1. Stablecoin Surveillance Gets Smarter
Banks using AI for transaction monitoring will inevitably extend that to stablecoin flows. On-chain data analyzed by AI models can detect suspicious patterns faster than any manual review. Bowman’s stance means banks can deploy these models without waiting for explicit Fed guidance. The result? Institutional stablecoin usage may face less friction — but also less privacy. Tether and USDC issuers will need to interface with bank AI systems. The code that governs these interactions hasn't been written yet.
2. DeFi as a Sandbox for Bank AI
DeFi lending protocols like Aave and Compound rely on oracle-based risk models. Banks with AI capabilities can build superior credit models to compete. But here's the rub: they will use proprietary AI, not open-source smart contracts. This creates an asymmetry. Smart contract audits are transparent. Bank AI audits are black boxes. "Audit passed. Trust failed." That signature applies perfectly. The audit of a bank's AI model might pass internal review, but the trust required for permissionless DeFi vanishes.
3. Layer2 Scalability Meets Bank Logic
Banks exploring AI for trade settlement might gravitate toward private blockchains or sidechains. Bowman's absence of interference means they can experiment without regulatory sandbox approvals. That sounds bullish. But from my experience auditing Ethereum 2.0 beacon chain specs — a 48-hour sprint in 2017 to identify a slashing logic error — I know that speed without oversight introduces fragility. "Beacon chain stable. Fragility remains." The financial system's AI layer is about to be built at breakneck speed. History tells us corners will be cut.
4. The Concentration Risk
Bowman’s argument assumes banks are rational and risk-aware. Data says otherwise. The 2008 crisis proved that self-interested lending creates systemic collapse. AI will amplify that. Large banks with more data will deploy better AI, squeezing community banks. The same happened in crypto during DeFi Summer: large players with superior bots captured yield, pushing retail aside. "NFT floor? More like NFT fiction." Replace NFT with 'community bank market share.' The fiction is that competition magically survives.
Contrarian: The unreported blind spot
Mainstream coverage celebrates Bowman's 'pro-innovation' stance. The contrarian view: this is a trap.
By refusing to intervene, the Fed is effectively outsourcing AI risk management to banks. Banks will innovate — but they will also make mistakes. When an AI model causes a flash crash or a wave of mispriced loans, the Fed will step in retroactively. That retroactive regulation will be harsh, likely freezing all AI-driven banking operations, including those touching crypto. The same pattern occurred with crypto: first, a permissive environment (BTC, then DeFi), then a crash, then a regulatory crackdown.

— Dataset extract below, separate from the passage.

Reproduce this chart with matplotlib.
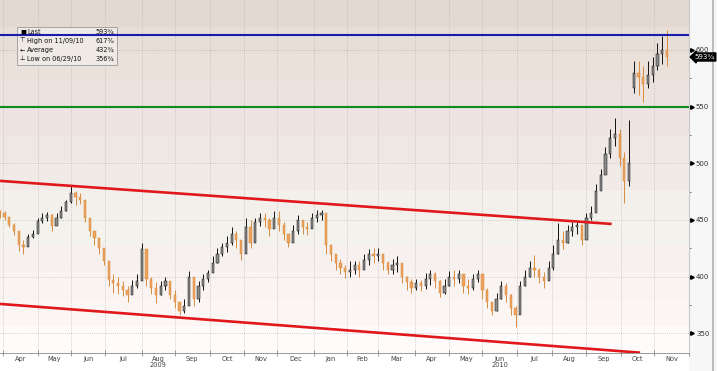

Moreover, Bowman’s speech conveniently ignores the 'too big to fail' problem. If megabanks use AI to dominate, they become even more systemically important. The Fed's implicit guarantee will expand. For crypto, this means that the institutional inflow many cheerleaders predict may be monopolized by a few incumbents, not distributed through permissionless rails. The dream of decentralized finance becomes the reality of centralized AI-banking oligopoly.

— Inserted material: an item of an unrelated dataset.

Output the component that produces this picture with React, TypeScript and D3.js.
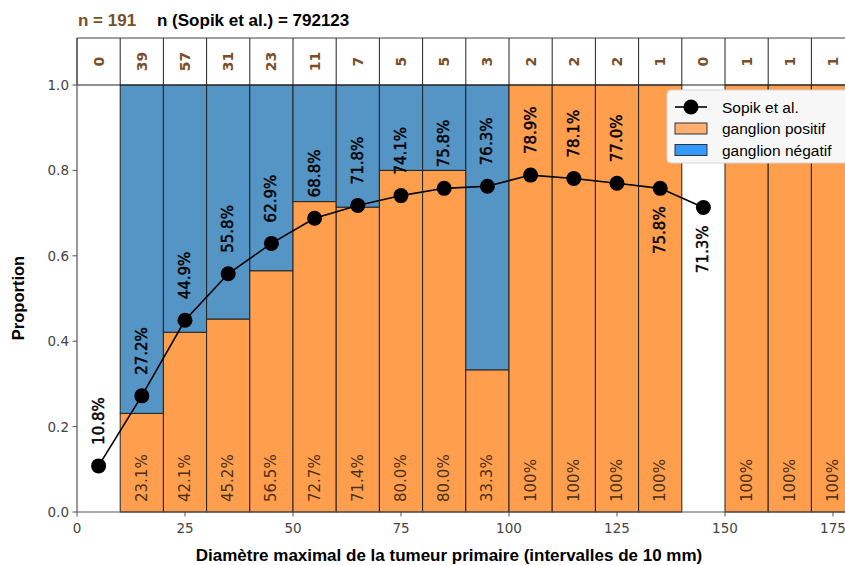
import React from "react";
import * as d3 from "d3";

const binStarts = [0, 10, 20, 30, 40, 50, 60, 70, 80, 90, 100, 110, 120, 130, 140, 150, 160, 170];
const counts = [0, 39, 57, 31, 23, 11, 7, 5, 5, 3, 2, 2, 2, 1, 0, 1, 1, 1];
const positive = [null, 23.1, 42.1, 45.2, 56.5, 72.7, 71.4, 80.0, 80.0, 33.3, 100, 100, 100, 100, null, 100, 100, 100];
const sopik = [10.8, 27.2, 44.9, 55.8, 62.9, 68.8, 71.8, 74.1, 75.8, 76.3, 78.9, 78.1, 77.0, 75.8, 71.3];
const sopikBelow = [false, false, false, false, false, false, false, false, false, false, false, false, false, true, true];
const xTicks = [0, 25, 50, 75, 100, 125, 150, 175];
const yTicks = [0, 0.2, 0.4, 0.6, 0.8, 1.0];

const W = 845;
const H = 565;
const BIN = 10;

const ORANGE = "#FF9F4E";
const BLUE = "#5495C5";
const BROWN = "#7a4e26";
const EDGE = "#222";
const DV = "DejaVu Sans, sans-serif";
const AR = "Liberation Sans, Arial, sans-serif";

export default function App() {
  const x = d3.scaleLinear().domain([0, 180]).range([77, 77 + 180 * 4.32]);
  const y = d3.scaleLinear().domain([0, 1.11]).range([512, 512 - 1.11 * 427]);
  const line = d3
    .line<number>()
    .x((_, i) => x(binStarts[i] + BIN / 2))
    .y((d) => y(d / 100));

  const y0 = y(0);
  const y1 = y(1);
  const yTop = y(1.11);

  return (
    <svg width={W} height={H} style={{ display: "block", position: "absolute", left: 0, top: 0 }}>
      <rect width={W} height={H} fill="#fff" />
      {/* bars */}
      {binStarts.map((b, i) => {
        const p = positive[i];
        if (p === null || counts[i] === 0) return null;
        const x0 = x(b);
        const w = x(b + BIN) - x(b);
        const yp = y(p / 100);
        return (
          <g key={"bar" + i}>
            <rect x={x0} y={yp} width={w} height={y0 - yp} fill={ORANGE} stroke={EDGE} strokeWidth={1} />
            {p < 100 && (
              <rect x={x0} y={y1} width={w} height={yp - y1} fill={BLUE} stroke={EDGE} strokeWidth={1} />
            )}
          </g>
        );
      })}
      {/* bar percent labels */}
      {binStarts.map((b, i) => {
        const p = positive[i];
        if (p === null) return null;
        const cx = x(b + BIN / 2);
        const ly = y0 - 10;
        const txt = p === 100 ? "100%" : p.toFixed(1) + "%";
        return (
          <text
            key={"pl" + i}
            transform={`translate(${cx},${ly}) rotate(-90)`}
            textAnchor="start"
            dominantBaseline="central"
            fontFamily={DV}
            fontSize={15}
            fill="#4b3015"
          >
            {txt}
          </text>
        );
      })}
      {/* header table */}
      <line x1={x(0)} x2={W} y1={yTop} y2={yTop} stroke="#444" strokeWidth={1} />
      <line x1={x(0)} x2={W} y1={y1} y2={y1} stroke={EDGE} strokeWidth={1.2} />
      {binStarts.map((b, i) => (
        <line key={"hv" + i} x1={x(b)} x2={x(b)} y1={yTop} y2={y1} stroke={EDGE} strokeWidth={1} />
      ))}
      {binStarts.map((b, i) => (
        <text
          key={"cnt" + i}
          transform={`translate(${x(b + BIN / 2)},${(yTop + y1) / 2}) rotate(-90)`}
          textAnchor="middle"
          dominantBaseline="central"
          fontFamily={DV}
          fontWeight="bold"
          fontSize={14}
          fill={BROWN}
        >
          {counts[i]}
        </text>
      ))}
      {/* Sopik line */}
      <path d={line(sopik) || ""} fill="none" stroke="#000" strokeWidth={1.6} />
      {sopik.map((v, i) => (
        <circle key={"pt" + i} cx={x(binStarts[i] + BIN / 2)} cy={y(v / 100)} r={7.5} fill="#000" />
      ))}
      {sopik.map((v, i) => {
        const cx = x(binStarts[i] + BIN / 2);
        const cy = y(v / 100);
        const below = sopikBelow[i];
        return (
          <text
            key={"sl" + i}
            transform={`translate(${cx},${below ? cy + 18 : cy - 21}) rotate(-90)`}
            textAnchor={below ? "end" : "start"}
            dominantBaseline="central"
            fontFamily={DV}
            fontSize={15}
            fill="#000"
            stroke="#000"
            strokeWidth={0.45}
          >
            {v.toFixed(1) + "%"}
          </text>
        );
      })}
      {/* axes */}
      <line x1={x(0)} x2={x(0)} y1={yTop} y2={y0} stroke="#555" strokeWidth={1.2} />
      <line x1={x(0)} x2={W} y1={y0} y2={y0} stroke="#555" strokeWidth={1.2} />
      {yTicks.map((t) => (
        <g key={"yt" + t}>
          <line x1={x(0) - 4.5} x2={x(0)} y1={y(t)} y2={y(t)} stroke="#555" strokeWidth={1} />
          <text
            x={x(0) - 8}
            y={y(t)}
            textAnchor="end"
            dominantBaseline="central"
            fontFamily={DV}
            fontSize={13.5}
            fill="#444"
          >
            {t.toFixed(1)}
          </text>
        </g>
      ))}
      {xTicks.map((t) => (
        <g key={"xt" + t}>
          <line x1={x(t)} x2={x(t)} y1={y0} y2={y0 + 4.5} stroke="#555" strokeWidth={1} />
          <text
            x={x(t)}
            y={y0 + 16}
            textAnchor="middle"
            dominantBaseline="central"
            fontFamily={DV}
            fontSize={13.5}
            fill="#444"
          >
            {t}
          </text>
        </g>
      ))}
      <text
        x={449}
        y={555}
        textAnchor="middle"
        dominantBaseline="central"
        fontFamily={AR}
        fontWeight="bold"
        fontSize={17}
        fill="#000"
      >
        Diamètre maximal de la tumeur primaire (intervalles de 10 mm)
      </text>
      <text
        transform={`translate(18,298) rotate(-90)`}
        textAnchor="middle"
        dominantBaseline="central"
        fontFamily={AR}
        fontWeight="bold"
        fontSize={16.5}
        fill="#000"
      >
        Proportion
      </text>
      {/* titles */}
      <text x={78} y={20} dominantBaseline="central" fontFamily={AR} fontWeight="bold" fontSize={17} fill={BROWN}>
        n = 191
      </text>
      <text x={157} y={20} dominantBaseline="central" fontFamily={AR} fontWeight="bold" fontSize={17} fill="#000">
        n (Sopik et al.) = 792123
      </text>
      {/* legend */}
      <g>
        <rect x={667} y={90} width={200} height={73} rx={4} fill="#f7f7f7" stroke="#d6d6d6" strokeWidth={1} />
        <line x1={675} x2={707} y1={107} y2={107} stroke="#000" strokeWidth={1.6} />
        <circle cx={691} cy={107} r={7.5} fill="#000" />
        <text x={722} y={107} dominantBaseline="central" fontFamily={AR} fontSize={15.5} fill="#000">
          Sopik et al.
        </text>
        <rect x={675} y={123} width={32} height={11} fill="#FFB070" stroke="#333" strokeWidth={1} />
        <text x={722} y={128.5} dominantBaseline="central" fontFamily={AR} fontSize={15.5} fill="#000">
          ganglion positif
        </text>
        <rect x={675} y={144.5} width={32} height={11} fill="#3399FF" stroke="#333" strokeWidth={1} />
        <text x={722} y={150} dominantBaseline="central" fontFamily={AR} fontSize={15.5} fill="#000">
          ganglion négatif
        </text>
      </g>
    </svg>
  );
}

Another blind spot: the geopolitical angle. The US Fed’s hands-off approach gives American banks a speed advantage over European and Asian competitors who face stricter AI rules. But that advantage comes at the cost of global coordination. If US banks flood emerging markets with AI-driven crypto products — say, algorithmic lending to unbanked populations — those countries may see unstable capital flows. The same volatility that plagued Terra/Luna could reappear, backed by bank balance sheets. The Fed won't care until it's too late.
Takeaway: The signals you must watch
Bowman’s remarks are not a policy statement; they are a shot across the bow. The market reaction so far misprices the long tail risks. My checklist for the next 90 days:
- Any formal Fed request for comment on AI in banking → signals shift toward guardrails.
- Any major bank announcement of an AI-powered crypto product (e.g., JPMorgan launching a DeFi lending desk with AI risk engine) → confirms the optimism.
- Any AI-related bank error (wrong liquidation, erroneous rate pricing) → triggers the contrarian unwind.
The core question remains: Can innovation without oversight produce sustainable growth, or does it only delay the inevitable reckoning? My 24 years in this space — from auditing the beacon chain to watching NFT floors collapse — tell me the latter. The Fed’s silence today will be tomorrow’s crisis story.
Fast news requires faster fact-checking. The code doesn’t fail. Logic does.